A plataforma não é gratuita, mas cada profissional estabelece o valor das sessões, levando em conta a realidade e vulnerabilidades do público, facilitam o pagamento e aceitam planos de saúde.
Eu me cadastrei e fiz uma sessão. O site é bastante simples, basta se cadastrar, escolher o psicólogo e agendar a consulta. Todos os profissionais possuem descrição do currículo para nos ajudar na hora da escolha. Após o cadastro e o agendamento, basta ter uma internet estável e um espaço adequado e livre de ruídos para realizar a sessão.
Raissa diz que neste momento de crise existem várias problemáticas que não podem ficar desassistidas, como casos de violência doméstica e relações familiares conturbadas.
“É necessário dialogar tanto com os profissionais quanto com os pacientes. Atendimento online é uma grande potência para nos conectarmos com cuidado em saúde mental das pessoas”
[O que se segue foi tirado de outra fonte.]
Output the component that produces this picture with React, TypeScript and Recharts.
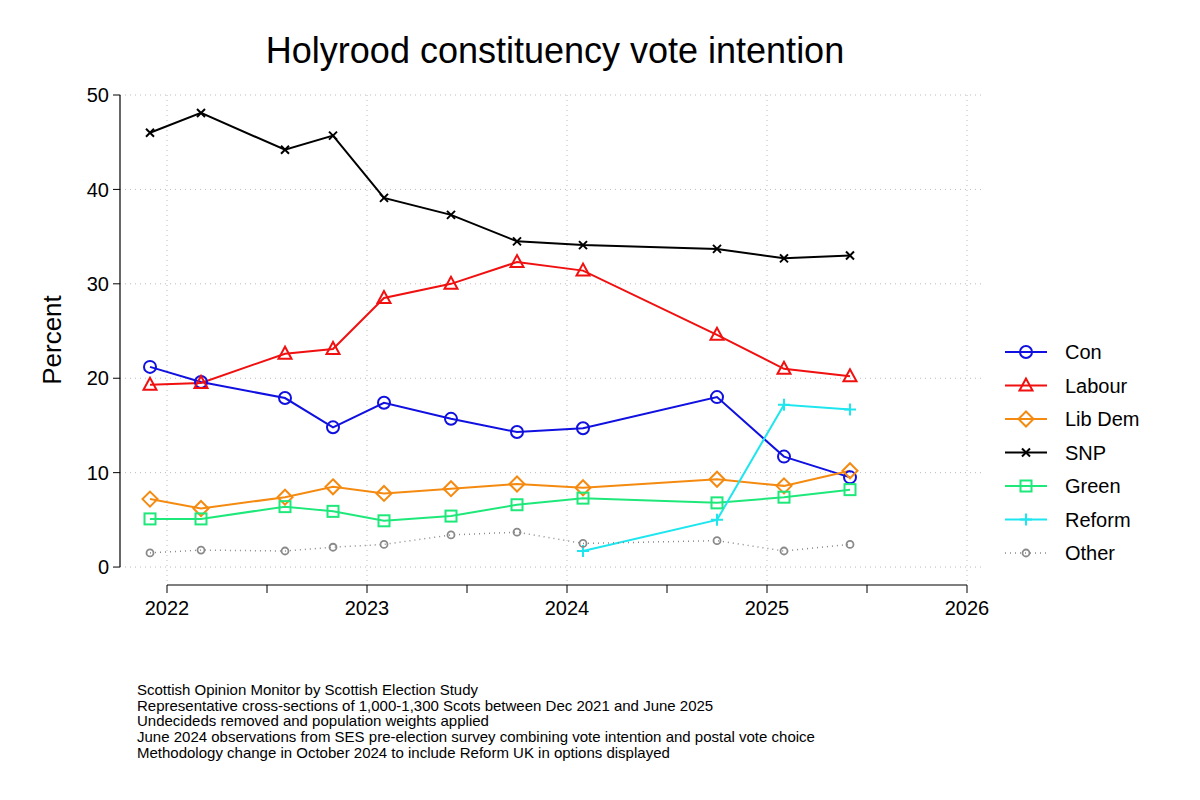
import React from 'react';
import { LineChart, Line, XAxis, YAxis, CartesianGrid, ReferenceLine } from 'recharts';

const waveDates = [2021.915, 2022.17, 2022.59, 2022.83, 2023.085, 2023.42, 2023.75, 2024.08, 2024.75, 2025.085, 2025.415];
const con = [21.2, 19.6, 17.9, 14.8, 17.4, 15.7, 14.3, 14.7, 18.0, 11.7, 9.5];
const labour = [19.3, 19.5, 22.6, 23.1, 28.5, 30.0, 32.3, 31.4, 24.6, 21.0, 20.2];
const libDem = [7.2, 6.2, 7.4, 8.5, 7.8, 8.3, 8.8, 8.4, 9.3, 8.6, 10.2];
const snp = [46.0, 48.1, 44.2, 45.7, 39.1, 37.3, 34.5, 34.1, 33.7, 32.7, 33.0];
const green = [5.1, 5.1, 6.4, 5.9, 4.9, 5.4, 6.6, 7.3, 6.8, 7.4, 8.2];
const reform = [null, null, null, null, null, null, null, 1.7, 5.0, 17.2, 16.7];
const other = [1.5, 1.8, 1.7, 2.1, 2.4, 3.4, 3.7, 2.5, 2.8, 1.7, 2.4];

const yearTicks = [2022, 2022.5, 2023, 2023.5, 2024, 2024.5, 2025, 2025.5, 2026];
const yTicks = [0, 10, 20, 30, 40, 50];

const notes = [
  'Scottish Opinion Monitor by Scottish Election Study',
  'Representative cross-sections of 1,000-1,300 Scots between Dec 2021 and June 2025',
  'Undecideds removed and population weights applied',
  'June 2024 observations from SES pre-election survey combining vote intention and postal vote choice',
  'Methodology change in October 2024 to include Reform UK in options displayed',
];

const data = waveDates.map((t, i) => ({
  t, con: con[i], labour: labour[i], libDem: libDem[i], snp: snp[i],
  green: green[i], reform: reform[i], other: other[i],
}));

const FONT = '"Liberation Sans", Arial, sans-serif';

type Shape = 'circle' | 'triangle' | 'diamond' | 'x' | 'square' | 'plus' | 'small';

const marker = (shape: Shape, color: string, cx: number, cy: number, key?: string | number) => {
  const p = { stroke: color, strokeWidth: 2, fill: 'none' };
  switch (shape) {
    case 'circle': return <circle key={key} cx={cx} cy={cy} r={6} {...p} />;
    case 'triangle': return <polygon key={key} points={`${cx},${cy - 7} ${cx - 6.5},${cy + 5} ${cx + 6.5},${cy + 5}`} {...p} />;
    case 'diamond': return <polygon key={key} points={`${cx},${cy - 7.5} ${cx + 7.5},${cy} ${cx},${cy + 7.5} ${cx - 7.5},${cy}`} {...p} />;
    case 'square': return <rect key={key} x={cx - 5.5} y={cy - 5.5} width={11} height={11} {...p} />;
    case 'x': return <path key={key} d={`M${cx - 4},${cy - 4}L${cx + 4},${cy + 4}M${cx - 4},${cy + 4}L${cx + 4},${cy - 4}`} {...p} />;
    case 'plus': return <path key={key} d={`M${cx - 6},${cy}L${cx + 6},${cy}M${cx},${cy - 6}L${cx},${cy + 6}`} {...p} />;
    default: return <circle key={key} cx={cx} cy={cy} r={3.5} stroke={color} strokeWidth={1.8} fill="none" />;
  }
};

const series: { key: string; name: string; color: string; shape: Shape; dash?: string; width?: number }[] = [
  { key: 'con', name: 'Con', color: '#1010e0', shape: 'circle' },
  { key: 'labour', name: 'Labour', color: '#f01010', shape: 'triangle' },
  { key: 'libDem', name: 'Lib Dem', color: '#f58a10', shape: 'diamond' },
  { key: 'snp', name: 'SNP', color: '#000000', shape: 'x' },
  { key: 'green', name: 'Green', color: '#1ee87a', shape: 'square' },
  { key: 'reform', name: 'Reform', color: '#1ee6ee', shape: 'plus' },
  { key: 'other', name: 'Other', color: '#8a8a8a', shape: 'small', dash: '1 4', width: 1.5 },
];

const App = () => (
  <div style={{ position: 'absolute', left: 0, top: 0, width: 1200, height: 800, background: '#fff', fontFamily: FONT }}>
    <LineChart width={1200} height={800} data={data} margin={{ top: 95, right: 215, left: 0, bottom: 0 }}>
      <CartesianGrid stroke="#bbb" strokeDasharray="1 4" verticalValues={[2022, 2023, 2024, 2025, 2026]} horizontalValues={yTicks} />
      <XAxis dataKey="t" type="number" domain={[2021.765, 2026.09]} ticks={yearTicks} height={215}
        tickFormatter={(v: number) => (Number.isInteger(v) ? String(v) : '')}
        axisLine={false} tickSize={8} tickMargin={8} tickLine={{ stroke: '#000' }}
        tick={{ fill: '#000', fontSize: 20, fontFamily: FONT }} />
      <YAxis type="number" domain={[-1.9, 50]} ticks={yTicks} width={120} axisLine={false}
        tickSize={7} tickMargin={4} tickLine={{ stroke: '#000' }} tick={{ fill: '#000', fontSize: 20, fontFamily: FONT }}
        label={{ value: 'Percent', angle: -90, position: 'insideLeft', offset: 52, style: { fontSize: 26, fill: '#000', fontFamily: FONT, textAnchor: 'middle' } }} />
      <ReferenceLine segment={[{ x: 2022, y: -1.9 }, { x: 2026, y: -1.9 }]} stroke="#000" strokeWidth={1.2} ifOverflow="visible" />
      <ReferenceLine segment={[{ x: 2021.765, y: 0 }, { x: 2021.765, y: 50 }]} stroke="#000" strokeWidth={1.2} ifOverflow="visible" />
      {series.map((s) => (
        <Line key={s.key} dataKey={s.key} stroke={s.color} strokeWidth={s.width ?? 2}
          strokeDasharray={s.dash} isAnimationActive={false} connectNulls={false}
          dot={(props: any) => (props.value == null ? <g key={props.index} /> : marker(s.shape, s.color, props.cx, props.cy, props.index))}
          activeDot={false} />
      ))}
      <text x={555} y={63} textAnchor="middle" fontSize={36} fontFamily={FONT} fill="#000">Holyrood constituency vote intention</text>
      {series.map((s, i) => {
        const y = 352 + i * 33.5;
        return (
          <g key={s.key}>
            <line x1={1005} x2={1047} y1={y} y2={y} stroke={s.color} strokeWidth={s.width ?? 2} strokeDasharray={s.dash} />
            {marker(s.shape, s.color, 1026, y)}
            <text x={1065} y={y + 7} fontSize={20} fontFamily={FONT} fill="#000">{s.name}</text>
          </g>
        );
      })}
      {notes.map((n, i) => (
        <text key={i} x={137} y={695 + i * 15.7} fontSize={15} fontFamily={FONT} fill="#000">{n}</text>
      ))}
    </LineChart>
  </div>
);

export default App;
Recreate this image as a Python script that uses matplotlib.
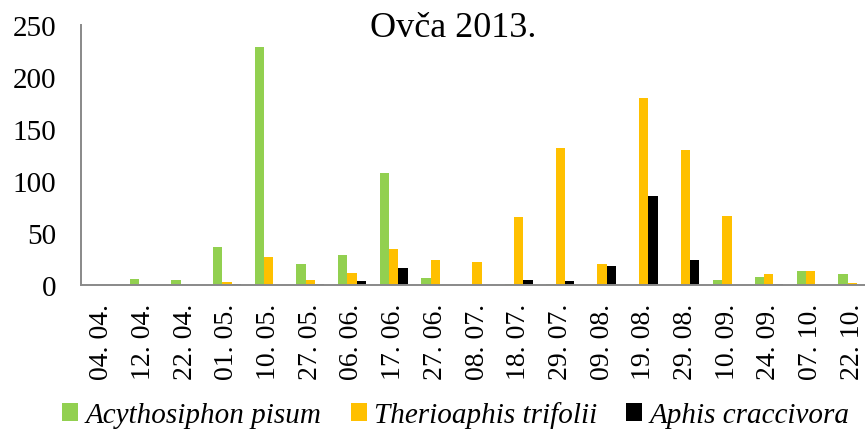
"""Aphid counts on the Ovča site, 2013 season, grouped by sampling date."""

import matplotlib.pyplot as plt
import numpy as np

DATES = [
    "04. 04.", "12. 04.", "22. 04.", "01. 05.", "10. 05.", "27. 05.", "06. 06.",
    "17. 06.", "27. 06.", "08. 07.", "18. 07.", "29. 07.", "09. 08.", "19. 08.",
    "29. 08.", "10. 09.", "24. 09.", "07. 10.", "22. 10.",
]
ACYRTHOSIPHON = [0, 6, 5, 37, 229, 20, 29, 108, 7, 0, 1, 1, 0, 0, 0, 5, 8, 13, 11]
THERIOAPHIS = [0, 0, 0, 3, 27, 5, 12, 35, 24, 22, 65, 132, 20, 180, 130, 66, 11, 13, 1.5]
APHIS = [0, 0, 0, 0.5, 0, 0.5, 4, 16, 0, 0, 5, 3.5, 18, 86, 24, 0, 0.5, 0, 0]

SERIES = [
    ("Acythosiphon pisum", ACYRTHOSIPHON, "#92D050"),
    ("Therioaphis trifolii", THERIOAPHIS, "#FFC000"),
    ("Aphis craccivora", APHIS, "#000000"),
]

plt.rcParams["font.family"] = ["Liberation Serif", "DejaVu Serif"]

fig = plt.figure(figsize=(8.65, 4.35), dpi=100)
ax = fig.add_axes([81 / 865, 149 / 435, 792 / 865, 260 / 435])

x = np.arange(len(DATES))
width = 1 / 4.5
for i, (name, values, color) in enumerate(SERIES):
    ax.bar(x + (i - 1) * width, values, width, color=color, label=name)

ax.set_xlim(-0.5, len(DATES) - 0.5)
ax.set_ylim(0, 250)
ax.set_yticks(range(0, 251, 50))
ax.set_xticks(x)
ax.set_xticklabels(DATES, rotation=90, fontsize=20)
ax.tick_params(axis="y", labelsize=21, length=0, pad=18)
ax.tick_params(axis="x", length=0, pad=13)

for side in ("top", "right"):
    ax.spines[side].set_visible(False)
for side in ("left", "bottom"):
    ax.spines[side].set_color("#898989")
    ax.spines[side].set_linewidth(1.4)

fig.text(453 / 865, 1 - 37 / 435, "Ovča 2013.", fontsize=26, ha="center", va="baseline")

handles, labels = ax.get_legend_handles_labels()
fig.legend(
    handles, labels, loc="center", bbox_to_anchor=(456 / 865, 1 - 416 / 435),
    ncol=3, frameon=False, prop={"style": "italic", "size": 21},
    handlelength=0.55, handleheight=0.55, handletextpad=0.25, columnspacing=1.0,
)

fig.savefig("out.png", dpi=100)
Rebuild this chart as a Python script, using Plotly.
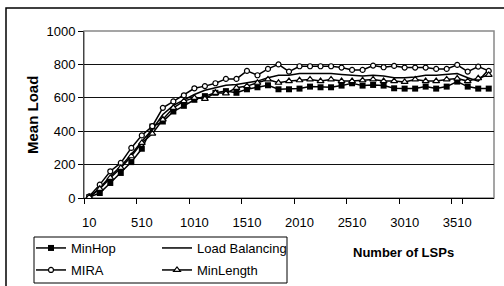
import plotly.graph_objects as go

lsps = [str(v) for v in range(10, 3811, 100)]
tick_labels = ["10", "510", "1010", "1510", "2010", "2510", "3010", "3510"]

minhop = [5, 30, 90, 150, 215, 295, 428, 458, 518, 552, 588, 610, 630, 640, 630,
          651, 663, 675, 651, 651, 655, 667, 663, 663, 673, 687, 673, 677, 673, 657,
          655, 655, 667, 655, 667, 697, 667, 655, 655]
load_bal = [5, 60, 130, 190, 260, 340, 410, 500, 555, 590, 620, 645, 660, 675, 680,
            690, 700, 720, 735, 735, 745, 745, 745, 745, 740, 735, 730, 735, 730, 720,
            720, 725, 735, 735, 740, 745, 720, 700, 770]
mira = [10, 80, 160, 210, 300, 375, 430, 540, 578, 615, 657, 670, 687, 713, 713,
        761, 735, 773, 800, 757, 789, 789, 789, 789, 781, 767, 767, 793, 783, 791,
        781, 781, 781, 773, 773, 797, 757, 787, 761]
minlength = [5, 55, 120, 180, 250, 330, 385, 470, 540, 580, 600, 594, 630, 627, 660,
             670, 690, 710, 690, 700, 705, 710, 700, 710, 700, 700, 705, 710, 700, 700,
             695, 710, 700, 700, 710, 715, 700, 717, 737]

FONT = "Liberation Sans, Arial, sans-serif"

fig = go.Figure()
fig.add_trace(go.Scatter(x=lsps, y=minhop, name="MinHop", mode="lines+markers",
                         line=dict(color="black", width=1.5), legend="legend",
                         marker=dict(symbol="square", size=6, color="black")))
fig.add_trace(go.Scatter(x=lsps, y=load_bal, name="Load Balancing", mode="lines",
                         legend="legend2",
                         line=dict(color="black", width=1.5)))
fig.add_trace(go.Scatter(x=lsps, y=mira, name="MIRA", mode="lines+markers",
                         line=dict(color="black", width=1.5), legend="legend3",
                         marker=dict(symbol="circle", size=5, color="white",
                                     line=dict(color="black", width=1.2))))
fig.add_trace(go.Scatter(x=lsps, y=minlength, name="MinLength", mode="lines+markers",
                         line=dict(color="black", width=1.5), legend="legend4",
                         marker=dict(symbol="triangle-up", size=6, color="white",
                                     line=dict(color="black", width=1.2))))

W, H = 504, 286
L, R, T, B = 84, 10, 31, 88
pw, ph = W - L - R, H - T - B

def px(x):
    return (x - L) / pw

def py(y):
    return (H - B - y) / ph

leg_common = dict(orientation="v", yanchor="top", xanchor="left",
                  bgcolor="rgba(0,0,0,0)", borderwidth=0,
                  font=dict(family=FONT, size=13), traceorder="normal",
                  tracegroupgap=0, itemwidth=30)

fig.update_layout(
    width=W, height=H,
    margin=dict(l=L, r=R, t=T, b=B, autoexpand=False),
    paper_bgcolor="white", plot_bgcolor="white",
    font=dict(family=FONT, size=13, color="black"),
    showlegend=True,
    legend=dict(x=px(31), y=py(233), **leg_common),
    legend2=dict(x=px(157), y=py(233), **leg_common),
    legend3=dict(x=px(31), y=py(255), **leg_common),
    legend4=dict(x=px(157), y=py(255), **leg_common),
    xaxis=dict(type="category", tickmode="array", tickvals=tick_labels, ticktext=tick_labels,
               tickson="boundaries", ticks="outside", ticklen=5, tickcolor="black",
               tickangle=0, range=[-0.5, 38.5],
               showline=True, linecolor="black", linewidth=1, showgrid=False,
               ticklabelstandoff=12, tickfont=dict(size=13), zeroline=False),
    yaxis=dict(range=[0, 1000], dtick=200, ticks="outside", ticklen=5, tickcolor="black",
               showline=True, linecolor="#444", linewidth=1, showgrid=True,
               gridcolor="#111", gridwidth=1, zeroline=False, tickfont=dict(size=13)),
    shapes=[
        dict(type="rect", xref="paper", yref="paper", x0=0, x1=1, y0=0, y1=1,
             line=dict(color="#888", width=1.5), layer="below"),
        dict(type="rect", xref="paper", yref="paper", x0=px(6), x1=px(520),
             y0=py(300), y1=py(8), line=dict(color="black", width=1.5)),
        dict(type="rect", xref="paper", yref="paper", x0=px(34), x1=px(287),
             y0=py(283), y1=py(237), line=dict(color="black", width=1)),
    ],
    annotations=[
        dict(text="<b>Number of LSPs</b>", xref="paper", yref="paper", x=px(403), y=py(252),
             xanchor="center", yanchor="middle", showarrow=False, font=dict(size=13)),
        dict(text="<b>Mean Load</b>", xref="paper", yref="paper", x=px(32), y=py(115),
             xanchor="center", yanchor="middle", showarrow=False, textangle=-90,
             font=dict(size=15)),
    ],
)

fig.write_html("out.html", config={"displayModeBar": False},
               post_script="document.body.style.margin='0';document.body.style.overflow='hidden';")
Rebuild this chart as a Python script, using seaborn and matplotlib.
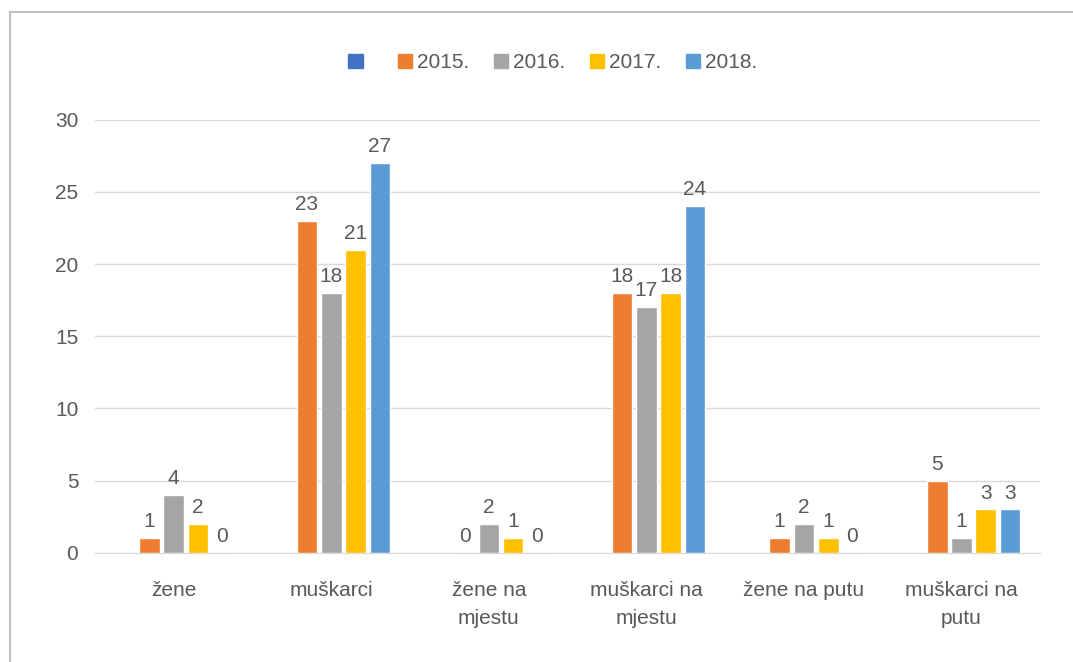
import pandas as pd
import numpy as np
import matplotlib
matplotlib.use("Agg")
import matplotlib.pyplot as plt
from matplotlib.patches import Rectangle
import seaborn as sns

# Podaci s grafikona
kategorije = ["žene", "muškarci", "žene na\nmjestu", "muškarci na\nmjestu",
              "žene na putu", "muškarci na\nputu"]
serije = [" ", "2015.", "2016.", "2017.", "2018."]
prazna = [np.nan, np.nan, np.nan, np.nan, np.nan, np.nan]
god_2015 = [1, 23, 0, 18, 1, 5]
god_2016 = [4, 18, 2, 17, 2, 1]
god_2017 = [2, 21, 1, 18, 1, 3]
god_2018 = [0, 27, 0, 24, 0, 3]
boje = ["#4472C4", "#ED7D31", "#A5A5A5", "#FFC000", "#5B9BD5"]

vrijednosti = [prazna, god_2015, god_2016, god_2017, god_2018]
redovi = []
for s, vals in zip(serije, vrijednosti):
    for k, v in zip(kategorije, vals):
        redovi.append({"kategorija": k, "serija": s, "broj": v})
df = pd.DataFrame(redovi)

sns.set_style("white")
plt.rcParams["font.family"] = ["Liberation Sans", "DejaVu Sans"]
tekst = "#595959"

fig = plt.figure(figsize=(10.73, 6.62), dpi=100)
ax = fig.add_axes([0.0885, 0.165, 0.881, 0.654])

sns.barplot(data=df, x="kategorija", y="broj", hue="serija",
            hue_order=serije, palette=boje, width=0.77, gap=0.15,
            saturation=1, ax=ax, legend=False)

for cont in ax.containers[1:]:
    ax.bar_label(cont, fmt="%g", padding=5, fontsize=15, color=tekst)

ax.set_ylim(0, 30)
ax.set_yticks(range(0, 31, 5))
ax.set_xlim(-0.5, len(kategorije) - 0.5)
ax.grid(axis="y", color="#D9D9D9", linewidth=1)
ax.set_axisbelow(True)
for side in ["top", "right", "left"]:
    ax.spines[side].set_visible(False)
ax.spines["bottom"].set_color("#D9D9D9")
ax.tick_params(axis="both", length=0, labelsize=15, labelcolor=tekst)
ax.tick_params(axis="y", pad=12)
ax.tick_params(axis="x", pad=20)
for lbl in ax.get_xticklabels():
    lbl.set_linespacing(1.6)
ax.set_xlabel("")
ax.set_ylabel("")

ruckice = [Rectangle((0, 0), 1, 1, color=c) for c in boje]
fig.legend(ruckice, serije, loc="center", bbox_to_anchor=(0.515, 0.905),
           ncol=5, frameon=False, fontsize=15, handlelength=0.7,
           handleheight=0.7, handletextpad=0.2, columnspacing=1.2,
           labelcolor=tekst)

# okvir grafikona
fig.patches.append(Rectangle((10 / 1073, -0.05), 1.1, 1.05 - 12 / 662,
                             transform=fig.transFigure, fill=False,
                             edgecolor="#BFBFBF", linewidth=1.5))

fig.savefig("out.png", dpi=100)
Vou confessar que é um processo doloroso e corajoso. Fazer terapia é um ato de coragem, mas não deve ser visto como algo distante. Por meio da psicoterapia, temos a possibilidade de trabalhar pela liberdade, o que nos leva a uma abertura da mente e do coração e permite encarar a realidade, ao mesmo tempo em que, coletivamente, criamos esquemas para cruzar fronteiras e transgredir. A terapia funciona como uma prática de liberdade.
Se você tem algum familiar ou amigo ou passa por uma situação delicada não fique em silêncio. Peça ajuda, fale com alguém e procure um profissional. Se cuide.